» Task description:
In the listing below, identify each line with the word "this" and return those lines.

Rows from a dataset of charts and code
+---+

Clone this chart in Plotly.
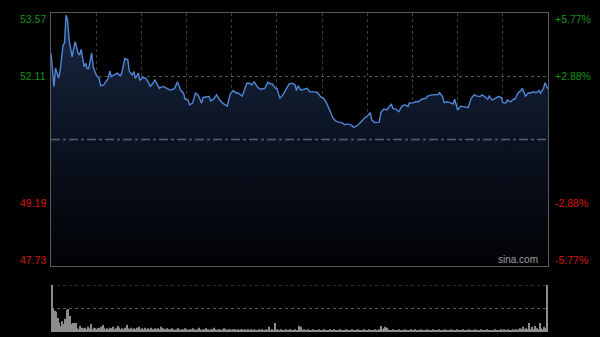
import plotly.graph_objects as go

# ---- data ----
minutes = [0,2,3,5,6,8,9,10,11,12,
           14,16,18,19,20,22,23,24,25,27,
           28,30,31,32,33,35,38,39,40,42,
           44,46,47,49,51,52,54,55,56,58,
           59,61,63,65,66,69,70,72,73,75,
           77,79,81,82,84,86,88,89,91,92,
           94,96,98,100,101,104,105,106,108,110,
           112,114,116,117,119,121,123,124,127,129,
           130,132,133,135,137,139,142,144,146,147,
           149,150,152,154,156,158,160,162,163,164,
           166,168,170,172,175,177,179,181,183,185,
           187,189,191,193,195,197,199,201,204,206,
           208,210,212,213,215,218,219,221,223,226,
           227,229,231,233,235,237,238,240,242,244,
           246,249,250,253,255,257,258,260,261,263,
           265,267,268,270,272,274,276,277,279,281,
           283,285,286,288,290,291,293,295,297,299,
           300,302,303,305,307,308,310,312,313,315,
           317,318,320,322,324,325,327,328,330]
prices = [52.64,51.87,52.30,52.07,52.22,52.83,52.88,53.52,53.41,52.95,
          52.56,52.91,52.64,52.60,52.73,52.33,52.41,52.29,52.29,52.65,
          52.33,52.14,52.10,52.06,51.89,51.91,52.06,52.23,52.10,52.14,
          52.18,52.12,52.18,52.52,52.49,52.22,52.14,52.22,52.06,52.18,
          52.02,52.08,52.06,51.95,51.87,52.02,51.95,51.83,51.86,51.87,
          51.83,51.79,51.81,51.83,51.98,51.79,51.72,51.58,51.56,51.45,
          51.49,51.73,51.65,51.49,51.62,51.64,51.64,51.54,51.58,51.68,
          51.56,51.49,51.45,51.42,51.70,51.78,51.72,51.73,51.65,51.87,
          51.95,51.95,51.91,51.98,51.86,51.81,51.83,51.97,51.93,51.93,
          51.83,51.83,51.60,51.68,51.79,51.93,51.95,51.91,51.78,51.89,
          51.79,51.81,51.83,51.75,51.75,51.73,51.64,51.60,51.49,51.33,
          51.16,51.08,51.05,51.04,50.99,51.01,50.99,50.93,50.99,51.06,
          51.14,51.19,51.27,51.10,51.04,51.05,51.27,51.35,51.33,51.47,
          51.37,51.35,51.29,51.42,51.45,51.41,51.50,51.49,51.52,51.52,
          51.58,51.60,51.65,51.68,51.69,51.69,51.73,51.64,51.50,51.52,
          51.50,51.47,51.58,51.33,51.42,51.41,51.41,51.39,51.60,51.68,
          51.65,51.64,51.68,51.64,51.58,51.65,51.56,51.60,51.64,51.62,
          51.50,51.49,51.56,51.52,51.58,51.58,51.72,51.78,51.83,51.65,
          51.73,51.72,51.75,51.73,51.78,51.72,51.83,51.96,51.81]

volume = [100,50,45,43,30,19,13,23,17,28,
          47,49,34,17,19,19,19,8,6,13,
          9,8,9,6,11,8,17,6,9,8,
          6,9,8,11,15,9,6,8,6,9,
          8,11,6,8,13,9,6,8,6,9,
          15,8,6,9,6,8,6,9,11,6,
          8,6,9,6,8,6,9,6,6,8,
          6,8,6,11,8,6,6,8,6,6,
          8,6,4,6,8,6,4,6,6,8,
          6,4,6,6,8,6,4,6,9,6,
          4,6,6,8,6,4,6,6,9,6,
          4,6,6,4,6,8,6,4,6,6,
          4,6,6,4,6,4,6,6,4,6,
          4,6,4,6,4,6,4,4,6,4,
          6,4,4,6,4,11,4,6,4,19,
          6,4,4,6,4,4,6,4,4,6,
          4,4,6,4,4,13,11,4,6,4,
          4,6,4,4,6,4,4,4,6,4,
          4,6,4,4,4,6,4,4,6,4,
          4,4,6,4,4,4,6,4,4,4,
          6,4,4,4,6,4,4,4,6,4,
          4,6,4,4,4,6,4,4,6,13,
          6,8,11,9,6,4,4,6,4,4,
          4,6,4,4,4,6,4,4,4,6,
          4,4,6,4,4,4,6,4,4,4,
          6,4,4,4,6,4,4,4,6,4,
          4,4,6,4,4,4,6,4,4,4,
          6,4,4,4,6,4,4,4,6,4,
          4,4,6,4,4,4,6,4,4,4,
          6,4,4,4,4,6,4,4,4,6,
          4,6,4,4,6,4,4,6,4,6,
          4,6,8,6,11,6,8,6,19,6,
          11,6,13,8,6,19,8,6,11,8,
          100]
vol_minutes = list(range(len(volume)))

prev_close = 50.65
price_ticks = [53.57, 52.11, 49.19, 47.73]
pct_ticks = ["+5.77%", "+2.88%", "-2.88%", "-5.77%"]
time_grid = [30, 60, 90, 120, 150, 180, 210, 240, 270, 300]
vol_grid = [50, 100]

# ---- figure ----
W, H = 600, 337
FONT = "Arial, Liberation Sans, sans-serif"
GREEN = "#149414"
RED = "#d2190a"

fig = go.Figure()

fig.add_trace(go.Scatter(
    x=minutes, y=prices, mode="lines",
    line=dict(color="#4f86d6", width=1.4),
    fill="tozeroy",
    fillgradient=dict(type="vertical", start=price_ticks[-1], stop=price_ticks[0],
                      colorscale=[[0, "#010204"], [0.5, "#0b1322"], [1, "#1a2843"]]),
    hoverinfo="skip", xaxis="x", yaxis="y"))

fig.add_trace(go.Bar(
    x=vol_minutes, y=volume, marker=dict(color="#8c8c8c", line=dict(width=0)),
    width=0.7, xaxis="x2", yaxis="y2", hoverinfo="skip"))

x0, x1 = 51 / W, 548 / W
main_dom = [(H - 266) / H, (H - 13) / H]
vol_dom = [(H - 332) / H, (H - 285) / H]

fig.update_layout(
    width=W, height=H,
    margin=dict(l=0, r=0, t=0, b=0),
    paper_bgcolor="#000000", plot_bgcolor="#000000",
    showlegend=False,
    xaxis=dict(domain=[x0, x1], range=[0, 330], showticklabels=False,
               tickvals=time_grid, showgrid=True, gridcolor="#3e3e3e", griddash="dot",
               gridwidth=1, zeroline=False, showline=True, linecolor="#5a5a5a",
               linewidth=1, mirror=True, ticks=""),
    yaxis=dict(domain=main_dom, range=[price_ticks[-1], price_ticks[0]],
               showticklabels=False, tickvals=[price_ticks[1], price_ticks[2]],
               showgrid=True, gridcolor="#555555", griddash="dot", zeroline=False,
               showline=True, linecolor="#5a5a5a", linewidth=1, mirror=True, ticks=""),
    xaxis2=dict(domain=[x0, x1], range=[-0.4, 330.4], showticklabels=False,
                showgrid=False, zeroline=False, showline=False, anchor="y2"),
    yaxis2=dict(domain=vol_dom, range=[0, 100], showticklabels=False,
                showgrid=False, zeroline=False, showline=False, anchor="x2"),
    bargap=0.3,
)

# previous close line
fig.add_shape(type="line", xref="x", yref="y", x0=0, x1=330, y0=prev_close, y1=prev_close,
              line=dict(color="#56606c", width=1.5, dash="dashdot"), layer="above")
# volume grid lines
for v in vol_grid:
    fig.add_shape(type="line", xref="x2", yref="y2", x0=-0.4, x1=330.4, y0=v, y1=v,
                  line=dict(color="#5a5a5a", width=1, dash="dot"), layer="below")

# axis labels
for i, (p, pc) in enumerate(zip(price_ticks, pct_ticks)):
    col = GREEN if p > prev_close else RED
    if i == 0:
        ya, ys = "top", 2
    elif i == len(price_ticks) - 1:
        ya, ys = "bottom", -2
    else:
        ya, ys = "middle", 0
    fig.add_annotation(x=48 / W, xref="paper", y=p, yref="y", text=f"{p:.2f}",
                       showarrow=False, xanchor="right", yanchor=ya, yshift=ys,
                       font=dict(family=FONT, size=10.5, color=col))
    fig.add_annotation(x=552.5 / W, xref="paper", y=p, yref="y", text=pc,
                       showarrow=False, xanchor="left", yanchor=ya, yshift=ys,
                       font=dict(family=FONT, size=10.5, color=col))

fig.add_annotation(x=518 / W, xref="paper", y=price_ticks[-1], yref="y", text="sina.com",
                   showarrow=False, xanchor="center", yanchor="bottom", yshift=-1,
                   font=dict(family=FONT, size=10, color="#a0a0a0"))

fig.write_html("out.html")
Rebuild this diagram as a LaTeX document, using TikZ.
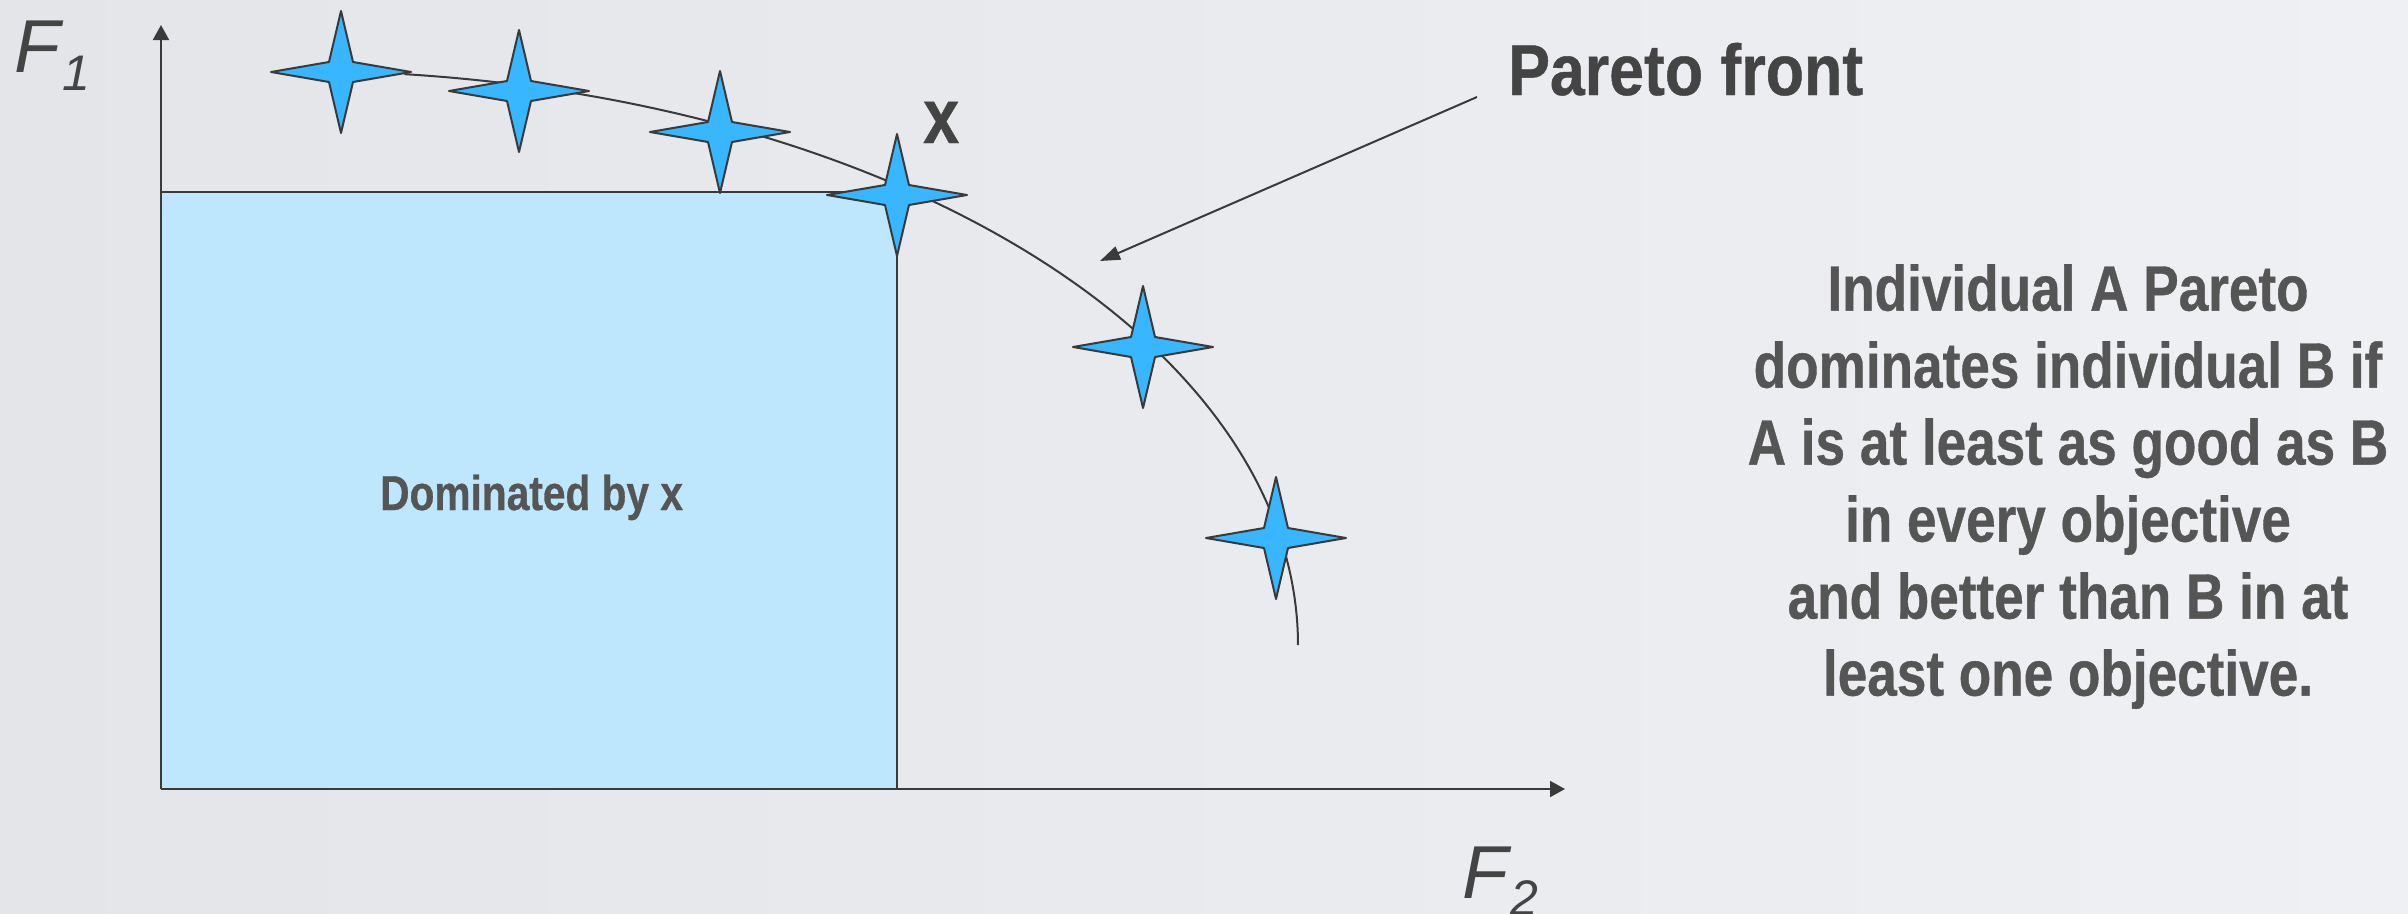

+---+

» Completed task:
Clone this chart in Plotly.
Rebuild this diagram as a LaTeX document, using TikZ.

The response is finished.